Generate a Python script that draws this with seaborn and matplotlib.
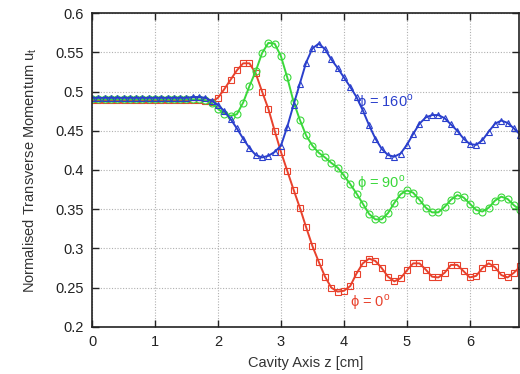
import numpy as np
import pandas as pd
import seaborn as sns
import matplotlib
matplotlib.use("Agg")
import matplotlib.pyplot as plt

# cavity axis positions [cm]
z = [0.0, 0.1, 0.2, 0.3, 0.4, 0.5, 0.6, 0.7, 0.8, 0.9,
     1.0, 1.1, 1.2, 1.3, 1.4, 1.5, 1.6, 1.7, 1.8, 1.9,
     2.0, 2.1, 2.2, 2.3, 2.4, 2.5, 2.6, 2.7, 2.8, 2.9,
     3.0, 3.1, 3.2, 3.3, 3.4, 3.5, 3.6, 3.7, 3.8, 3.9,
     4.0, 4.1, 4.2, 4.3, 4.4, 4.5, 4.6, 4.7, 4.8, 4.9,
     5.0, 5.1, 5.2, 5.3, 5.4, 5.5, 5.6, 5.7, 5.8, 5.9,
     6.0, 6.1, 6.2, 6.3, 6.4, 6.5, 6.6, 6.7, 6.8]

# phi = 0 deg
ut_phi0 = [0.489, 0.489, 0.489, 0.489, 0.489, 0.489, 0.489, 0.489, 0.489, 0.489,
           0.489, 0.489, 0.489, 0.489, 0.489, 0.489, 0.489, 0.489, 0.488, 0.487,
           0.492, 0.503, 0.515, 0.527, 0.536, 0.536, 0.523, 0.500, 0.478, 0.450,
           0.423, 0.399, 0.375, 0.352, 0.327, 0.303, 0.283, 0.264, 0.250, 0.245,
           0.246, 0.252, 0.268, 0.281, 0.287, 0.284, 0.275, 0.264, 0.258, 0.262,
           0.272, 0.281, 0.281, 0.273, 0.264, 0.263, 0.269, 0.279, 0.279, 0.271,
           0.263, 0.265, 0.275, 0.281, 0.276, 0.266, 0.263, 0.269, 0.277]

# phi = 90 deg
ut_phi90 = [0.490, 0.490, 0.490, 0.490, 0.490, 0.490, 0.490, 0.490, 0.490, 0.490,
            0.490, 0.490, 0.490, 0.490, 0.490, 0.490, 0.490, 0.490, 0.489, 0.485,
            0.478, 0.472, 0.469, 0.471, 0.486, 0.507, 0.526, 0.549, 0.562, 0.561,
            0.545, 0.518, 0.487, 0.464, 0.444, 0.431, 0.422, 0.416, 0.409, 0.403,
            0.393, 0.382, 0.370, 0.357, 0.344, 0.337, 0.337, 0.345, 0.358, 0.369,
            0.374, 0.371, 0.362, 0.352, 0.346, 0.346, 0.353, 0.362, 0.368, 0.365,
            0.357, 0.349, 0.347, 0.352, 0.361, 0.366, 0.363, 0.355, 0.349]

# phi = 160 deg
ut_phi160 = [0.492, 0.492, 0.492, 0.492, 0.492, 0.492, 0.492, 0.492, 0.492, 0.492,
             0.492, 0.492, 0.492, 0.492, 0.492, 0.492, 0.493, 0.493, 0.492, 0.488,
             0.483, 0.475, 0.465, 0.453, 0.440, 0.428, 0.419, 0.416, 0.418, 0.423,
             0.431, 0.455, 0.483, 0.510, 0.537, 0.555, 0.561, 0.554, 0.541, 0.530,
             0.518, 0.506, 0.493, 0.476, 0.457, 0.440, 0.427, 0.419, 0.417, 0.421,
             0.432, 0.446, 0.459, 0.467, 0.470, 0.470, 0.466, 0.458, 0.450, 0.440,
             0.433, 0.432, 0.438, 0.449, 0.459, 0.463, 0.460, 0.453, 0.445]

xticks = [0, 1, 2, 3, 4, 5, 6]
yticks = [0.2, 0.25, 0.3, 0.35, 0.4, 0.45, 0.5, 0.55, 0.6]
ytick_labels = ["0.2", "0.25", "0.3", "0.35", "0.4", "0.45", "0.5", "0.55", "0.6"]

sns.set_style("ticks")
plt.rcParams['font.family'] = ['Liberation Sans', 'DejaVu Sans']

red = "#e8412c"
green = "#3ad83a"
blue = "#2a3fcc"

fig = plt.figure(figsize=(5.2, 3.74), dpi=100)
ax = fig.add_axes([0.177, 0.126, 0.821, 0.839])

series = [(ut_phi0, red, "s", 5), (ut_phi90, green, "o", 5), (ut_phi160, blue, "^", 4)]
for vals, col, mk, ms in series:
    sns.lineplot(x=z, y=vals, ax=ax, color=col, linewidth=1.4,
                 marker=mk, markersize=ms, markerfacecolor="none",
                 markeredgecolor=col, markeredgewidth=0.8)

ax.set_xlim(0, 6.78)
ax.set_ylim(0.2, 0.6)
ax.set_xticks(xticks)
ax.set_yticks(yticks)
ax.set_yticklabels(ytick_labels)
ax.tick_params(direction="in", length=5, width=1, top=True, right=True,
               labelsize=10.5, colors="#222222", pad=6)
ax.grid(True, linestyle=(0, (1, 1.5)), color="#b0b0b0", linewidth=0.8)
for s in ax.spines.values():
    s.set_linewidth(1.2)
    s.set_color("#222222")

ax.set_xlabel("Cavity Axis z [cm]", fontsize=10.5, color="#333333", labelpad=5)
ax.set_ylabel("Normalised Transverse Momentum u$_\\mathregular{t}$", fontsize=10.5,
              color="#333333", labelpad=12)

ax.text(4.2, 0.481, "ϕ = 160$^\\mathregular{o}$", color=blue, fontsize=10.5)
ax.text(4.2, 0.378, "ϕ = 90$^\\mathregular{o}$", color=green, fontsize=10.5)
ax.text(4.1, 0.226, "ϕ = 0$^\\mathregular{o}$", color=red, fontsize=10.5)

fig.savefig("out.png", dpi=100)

+ + + +

◆ **What the exercise asks**:
Everything from the top line of the data down to and including the line with "0.357, 0.349, 0.347, 0.352, 0.361, 0.366, 0.363, 0.355, 0.349]" is to be copied, except the pictures.

◆ **Task answer**:
Generate a Python script that draws this with seaborn and matplotlib.
import numpy as np
import pandas as pd
import seaborn as sns
import matplotlib
matplotlib.use("Agg")
import matplotlib.pyplot as plt

# cavity axis positions [cm]
z = [0.0, 0.1, 0.2, 0.3, 0.4, 0.5, 0.6, 0.7, 0.8, 0.9,
     1.0, 1.1, 1.2, 1.3, 1.4, 1.5, 1.6, 1.7, 1.8, 1.9,
     2.0, 2.1, 2.2, 2.3, 2.4, 2.5, 2.6, 2.7, 2.8, 2.9,
     3.0, 3.1, 3.2, 3.3, 3.4, 3.5, 3.6, 3.7, 3.8, 3.9,
     4.0, 4.1, 4.2, 4.3, 4.4, 4.5, 4.6, 4.7, 4.8, 4.9,
     5.0, 5.1, 5.2, 5.3, 5.4, 5.5, 5.6, 5.7, 5.8, 5.9,
     6.0, 6.1, 6.2, 6.3, 6.4, 6.5, 6.6, 6.7, 6.8]

# phi = 0 deg
ut_phi0 = [0.489, 0.489, 0.489, 0.489, 0.489, 0.489, 0.489, 0.489, 0.489, 0.489,
           0.489, 0.489, 0.489, 0.489, 0.489, 0.489, 0.489, 0.489, 0.488, 0.487,
           0.492, 0.503, 0.515, 0.527, 0.536, 0.536, 0.523, 0.500, 0.478, 0.450,
           0.423, 0.399, 0.375, 0.352, 0.327, 0.303, 0.283, 0.264, 0.250, 0.245,
           0.246, 0.252, 0.268, 0.281, 0.287, 0.284, 0.275, 0.264, 0.258, 0.262,
           0.272, 0.281, 0.281, 0.273, 0.264, 0.263, 0.269, 0.279, 0.279, 0.271,
           0.263, 0.265, 0.275, 0.281, 0.276, 0.266, 0.263, 0.269, 0.277]

# phi = 90 deg
ut_phi90 = [0.490, 0.490, 0.490, 0.490, 0.490, 0.490, 0.490, 0.490, 0.490, 0.490,
            0.490, 0.490, 0.490, 0.490, 0.490, 0.490, 0.490, 0.490, 0.489, 0.485,
            0.478, 0.472, 0.469, 0.471, 0.486, 0.507, 0.526, 0.549, 0.562, 0.561,
            0.545, 0.518, 0.487, 0.464, 0.444, 0.431, 0.422, 0.416, 0.409, 0.403,
            0.393, 0.382, 0.370, 0.357, 0.344, 0.337, 0.337, 0.345, 0.358, 0.369,
            0.374, 0.371, 0.362, 0.352, 0.346, 0.346, 0.353, 0.362, 0.368, 0.365,
            0.357, 0.349, 0.347, 0.352, 0.361, 0.366, 0.363, 0.355, 0.349]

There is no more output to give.